“The Merry Wives of Windsor,” from The Oxford Shakespeare: The Complete Works, by W. Shakespeare

This one’s probably the easiest play to read, other than Romeo and Juliet, so far. I have to say I really got into it and it wasn’t overly complex as far as the action goes. That could be because Shakespeare intended it to be a contemporary story for his contemporary audience, and didn’t have to use more archaic phrasings and references for his characters.

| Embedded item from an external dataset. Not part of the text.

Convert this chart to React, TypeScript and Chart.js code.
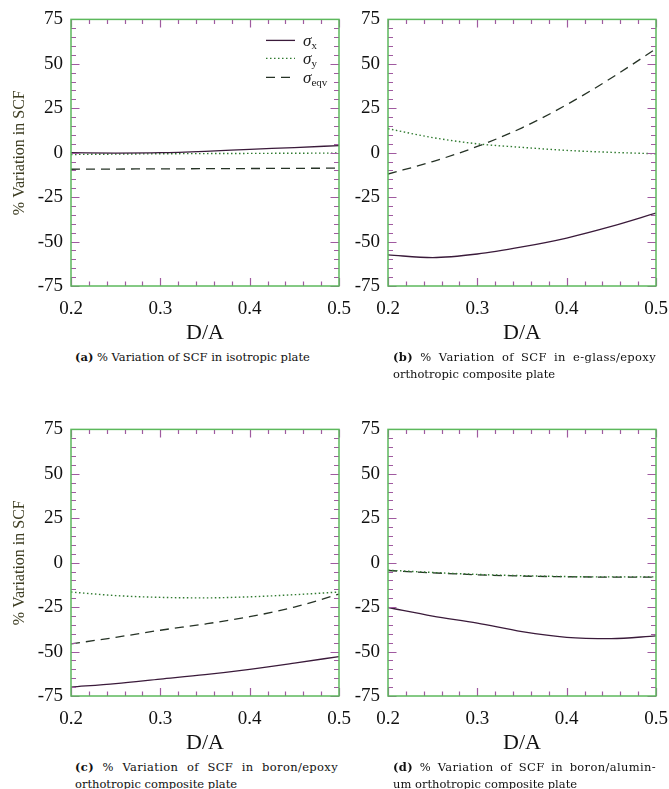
import React, { useEffect, useRef } from 'react';
import { Chart, registerables } from 'chart.js';

Chart.register(...registerables);

// ---------- data ----------
const dOverA = [0.2, 0.25, 0.3, 0.35, 0.4, 0.45, 0.5];
const xTickValues = [0.2, 0.3, 0.4, 0.5];
const yTickValues = [-75, -50, -25, 0, 25, 50, 75];
const seriesNames = ['σx', 'σy', 'σeqv'];

// (a) isotropic plate
const isoSigmaX = [0, -0.2, 0, 0.8, 1.9, 2.9, 4];
const isoSigmaY = [-1, -0.8, -0.6, -0.5, -0.4, -0.3, -0.2];
const isoSigmaEqv = [-9.3, -9.2, -9.1, -9.0, -8.9, -8.8, -8.7];

// (b) e-glass/epoxy
const glassSigmaX = [-57.5, -59, -57, -53, -48, -41.5, -34];
const glassSigmaY = [13.5, 8.5, 5, 3, 1.3, 0.2, -0.6];
const glassSigmaEqv = [-12, -5, 3.5, 14, 27, 42, 58.5];

// (c) boron/epoxy
const boronEpoxySigmaX = [-70, -68, -65.5, -63, -60, -56.5, -52.8];
const boronEpoxySigmaY = [-16.5, -18.5, -19.5, -19.8, -19.2, -18, -16.5];
const boronEpoxySigmaEqv = [-45.7, -42, -38, -34.5, -30.4, -25, -17.7];

// (d) boron/aluminum
const boronAlSigmaX = [-25.2, -30, -34, -38.8, -42, -42.7, -41.2];
const boronAlSigmaY = [-4.2, -5.5, -6.6, -7.3, -7.8, -8, -8];
const boronAlSigmaEqv = [-4.4, -5.7, -6.8, -7.5, -7.9, -8.1, -8.1];

// ---------- styles ----------
const SERIF = "'Liberation Serif', 'Times New Roman', serif";
const COLOR_X = '#3a1a3a';
const COLOR_Y = '#2f7a2f';
const COLOR_EQV = '#263326';
const FRAME = '#5cb85c';
const TICK = '#a05aa0';

const xMinor: number[] = [];
for (let i = 0; i <= 15; i++) xMinor.push(0.2 + i * 0.02);
const yMinor: number[] = [];
for (let i = 0; i <= 30; i++) yMinor.push(-75 + i * 5);

const frameTicks = {
  id: 'frameTicks',
  afterDatasetsDraw(chart: any) {
    const { ctx, chartArea } = chart;
    const { left, right, top, bottom } = chartArea;
    const xs = chart.scales.x;
    const ys = chart.scales.y;
    ctx.save();
    ctx.lineWidth = 1.2;
    ctx.strokeStyle = TICK;
    const isMajorX = (v: number) => xTickValues.some((m) => Math.abs(m - v) < 1e-6);
    const isMajorY = (v: number) => yTickValues.some((m) => Math.abs(m - v) < 1e-6);
    ctx.beginPath();
    xMinor.forEach((v) => {
      const px = Math.round(xs.getPixelForValue(v)) + 0.5;
      const len = isMajorX(v) ? 8 : 4.5;
      ctx.moveTo(px, bottom);
      ctx.lineTo(px, bottom - len);
      ctx.moveTo(px, top);
      ctx.lineTo(px, top + len);
    });
    yMinor.forEach((v) => {
      const py = Math.round(ys.getPixelForValue(v)) + 0.5;
      const len = isMajorY(v) ? 8.5 : 5;
      ctx.moveTo(left, py);
      ctx.lineTo(left + len, py);
      ctx.moveTo(right, py);
      ctx.lineTo(right - len, py);
    });
    ctx.stroke();
    ctx.strokeStyle = FRAME;
    ctx.lineWidth = 1.5;
    ctx.strokeRect(left, top, right - left, bottom - top);
    ctx.restore();
  },
};

const sigmaLegend = {
  id: 'sigmaLegend',
  afterDraw(chart: any, _args: any, opts: any) {
    if (!opts || !opts.show) return;
    const { ctx, chartArea } = chart;
    const { right, top } = chartArea;
    const rows = [
      { color: COLOR_X, dash: [] as number[], sub: 'x', dy: 21 },
      { color: COLOR_Y, dash: [1.5, 2.5], sub: 'y', dy: 39 },
      { color: COLOR_EQV, dash: [9, 6], sub: 'eqv', dy: 58 },
    ];
    ctx.save();
    rows.forEach((r) => {
      const y = top + r.dy;
      ctx.beginPath();
      ctx.setLineDash(r.dash);
      ctx.strokeStyle = r.color;
      ctx.lineWidth = 1.3;
      ctx.moveTo(right - 73, y);
      ctx.lineTo(right - 44, y);
      ctx.stroke();
      ctx.setLineDash([]);
      ctx.fillStyle = '#222';
      ctx.textBaseline = 'alphabetic';
      ctx.textAlign = 'left';
      ctx.font = 'italic 17px ' + SERIF;
      ctx.fillText('σ', right - 36, y + 6);
      const w = ctx.measureText('σ').width;
      ctx.font = '11px ' + SERIF;
      ctx.fillText(r.sub, right - 36 + w, y + 9);
    });
    ctx.restore();
  },
};

type PanelSpec = {
  left: number;
  top: number;
  sx: number[];
  sy: number[];
  seqv: number[];
  yTitle: boolean;
  legend: boolean;
};

const CANVAS_W = 366;
const CANVAS_H = 346;

function Panel({ spec }: { spec: PanelSpec }) {
  const ref = useRef<HTMLCanvasElement>(null);
  useEffect(() => {
    const chart = new Chart(ref.current as HTMLCanvasElement, {
      type: 'line',
      data: {
        labels: dOverA,
        datasets: [
          {
            label: seriesNames[0],
            data: dOverA.map((x, i) => ({ x, y: spec.sx[i] })),
            borderColor: COLOR_X,
            borderWidth: 1.3,
            pointRadius: 0,
            cubicInterpolationMode: 'monotone',
            fill: false,
          },
          {
            label: seriesNames[1],
            data: dOverA.map((x, i) => ({ x, y: spec.sy[i] })),
            borderColor: COLOR_Y,
            borderWidth: 1.4,
            borderDash: [1.5, 2.5],
            pointRadius: 0,
            cubicInterpolationMode: 'monotone',
            fill: false,
          },
          {
            label: seriesNames[2],
            data: dOverA.map((x, i) => ({ x, y: spec.seqv[i] })),
            borderColor: COLOR_EQV,
            borderWidth: 1.3,
            borderDash: [9, 6],
            pointRadius: 0,
            cubicInterpolationMode: 'monotone',
            fill: false,
          },
        ],
      } as any,
      options: {
        responsive: false,
        animation: false,
        events: [],
        layout: { padding: { left: 0, top: 18, right: 27, bottom: 0 } },
        plugins: {
          legend: { display: false },
          tooltip: { enabled: false },
          sigmaLegend: { show: spec.legend },
        } as any,
        scales: {
          x: {
            type: 'linear',
            min: 0.2,
            max: 0.5,
            afterBuildTicks: (s: any) => {
              s.ticks = xTickValues.map((v) => ({ value: v }));
            },
            ticks: {
              callback: (v: any) => Number(v).toFixed(1),
              font: { family: SERIF, size: 19 },
              color: '#111',
              padding: 12,
              maxRotation: 0,
              autoSkip: false,
            },
            grid: { display: false, drawTicks: false },
            border: { display: false },
            title: {
              display: true,
              text: 'D/A',
              font: { family: SERIF, size: 22 },
              color: '#111',
              padding: { top: 0, bottom: 0 },
            },
            afterFit: (s: any) => {
              s.height = 60;
            },
          },
          y: {
            type: 'linear',
            min: -75,
            max: 75,
            afterBuildTicks: (s: any) => {
              s.ticks = yTickValues.map((v) => ({ value: v }));
            },
            ticks: {
              callback: (v: any) => String(v),
              font: { family: SERIF, size: 19 },
              color: '#111',
              padding: 8,
              autoSkip: false,
            },
            grid: { display: false, drawTicks: false },
            border: { display: false },
            title: {
              display: spec.yTitle,
              text: '% Variation in SCF',
              font: { family: SERIF, size: 16 },
              color: '#3d3d22',
              padding: { top: 10, bottom: 0 },
            },
            afterFit: (s: any) => {
              s.width = 71;
            },
          },
        } as any,
      },
      plugins: [frameTicks, sigmaLegend],
    });
    return () => {
      chart.destroy();
    };
  }, [spec]);
  return (
    <div style={{ position: 'absolute', left: spec.left, top: spec.top, width: CANVAS_W, height: CANVAS_H }}>
      <canvas ref={ref} width={CANVAS_W} height={CANVAS_H} style={{ width: CANVAS_W, height: CANVAS_H, display: 'block' }} />
    </div>
  );
}

const panels: PanelSpec[] = [
  { left: 0, top: 0, sx: isoSigmaX, sy: isoSigmaY, seqv: isoSigmaEqv, yTitle: true, legend: true },
  { left: 317, top: 0, sx: glassSigmaX, sy: glassSigmaY, seqv: glassSigmaEqv, yTitle: false, legend: false },
  { left: 0, top: 410, sx: boronEpoxySigmaX, sy: boronEpoxySigmaY, seqv: boronEpoxySigmaEqv, yTitle: true, legend: false },
  { left: 317, top: 410, sx: boronAlSigmaX, sy: boronAlSigmaY, seqv: boronAlSigmaEqv, yTitle: false, legend: false },
];

const CAPTION_FONT = "'DejaVu Serif', 'Liberation Serif', serif";

function Caption({ left, top, tag, line1, line2 }: { left: number; top: number; tag: string; line1: string; line2?: string }) {
  const base: React.CSSProperties = {
    fontFamily: CAPTION_FONT,
    fontSize: 11.5,
    lineHeight: '17px',
    color: '#111',
    whiteSpace: 'nowrap',
  };
  return (
    <div style={{ position: 'absolute', left, top, width: 263 }}>
      <div
        style={{
          ...base,
          whiteSpace: 'normal',
          letterSpacing: line2 ? 0.35 : 0,
          textAlign: line2 ? 'justify' : 'left',
          textAlignLast: line2 ? 'justify' : 'left',
        } as React.CSSProperties}
      >
        <b>{tag}</b> {line1}
      </div>
      {line2 ? <div style={base}>{line2}</div> : null}
    </div>
  );
}

export default function App() {
  return (
    <div
      style={{
        position: 'absolute',
        left: 0,
        top: 0,
        width: 669,
        height: 789,
        overflow: 'hidden',
        background: '#fff',
      }}
    >
      {panels.map((p, i) => (
        <Panel key={i} spec={p} />
      ))}
      <Caption left={75} top={349} tag="(a)" line1="% Variation of SCF in isotropic plate" />
      <Caption left={393} top={349} tag="(b)" line1="% Variation of SCF in e-glass/epoxy" line2="orthotropic composite plate" />
      <Caption left={75} top={759} tag="(c)" line1="% Variation of SCF in boron/epoxy" line2="orthotropic composite plate" />
      <Caption left={393} top={759} tag="(d)" line1="% Variation of SCF in boron/alumin-" line2="um orthotropic composite plate" />
    </div>
  );
}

The Merry Wives of Windsor still needs careful attention, however. Sir John Falstaff (known as Prince Hal’s drinking buddy in I Henry IV, but was named Oldham in my copy of that play) is in Windsor. He’s determined to seduce Mistresses Page and Ford, who have a lot of money and some freedom from their husbands. He sends each letters declaring his love for them, but they meet up and notice the wording is exact (except for their names), and they decide to play a trick on Sir John. However, the servants sent to deliver the letters are disgusted by Sir John’s liberties, and tell the husbands about the letters. Page trusts his wife; Ford does not.

This sets in motion the main plot of the play, and a really interesting, twisting, turning road for our characters.

A side story involves Anne Page, who is being pursued by a few idiots that come and go in the story. One is Slender, a man who is so indecisive and doesn’t seem to be able to speak to Anne, so much so his uncle Shallow must do the talking! Another is the French doctor Caius. Both men have plenty of money and each Page parent has a different preference. But Anne prefers Fenton, a young handsome man without wealth but high born, who is honest with Anne and they are in love.

When I first started reading this, I had some trouble¬†because I was convinced that there was a mistake in the printing. Several b’s were turned to p’s, and v’s to f’s, and d’s to t’s. Then I realized that was elaborating on pronunciation for the Welsh and French characters and it got easier to deal with.

Whew!

This is one of those plays I think anybody could enjoy, and let’s just say the ending’s pretty satisfying. The meetings between the ladies and Falstaff are so much fun to read…and I’d love to see this one on the stage.

Now, for some notable quotables:

SIR JOHN: I have writ me here a letter to her–and here another to Page’s wife, who even now gave me good eyes too, examined my parts with most judicious oeillades; sometimes the beam of her view gilded my food, sometimes my portly belly.

PISTOL: Then did the sun on dunghill shine.

NIM: I thank thee for that humour.

SIR JOHN: O, she did so course o’er my exteriors, with such a greedy intention, that the appetite of her eye did seem to scorch me up like a burning-glass! Here’s another letter to her. She bears the purse too. She is a region in Guiana, all gold and bounty. I will be cheaters to them both, and they shall be exchequers to me. They shall be my East and West Indies, and I will trade to them both. (Giving a letter to Pistol) Go bear thou this letter to Mistress Page, (giving a letter to Nim) and thou this to Mistress Ford. We will thrive, lads, we will thrive.

–Act 1, Scene 3

FORD: …I will rather trust a Fleming with my butter, Parson Hugh the Welshman with my cheese, an Irishman with my aqua-vitae bottle, or a thief to walk my ambling gelding, than my wife with herself. Then she plots, then she ruminates, then she devises; and what they think in their hearts they may effect, they will break their hearts but they will effect. God be praised for my jealousy! Eleven o-clock the hour, I will prevent this, detect my wife, be revenged on Falstaff, and laugh at Page. I will about it. Better three hours too soon than a minute too late. God’s my life: cuckold, cuckold, cuckold!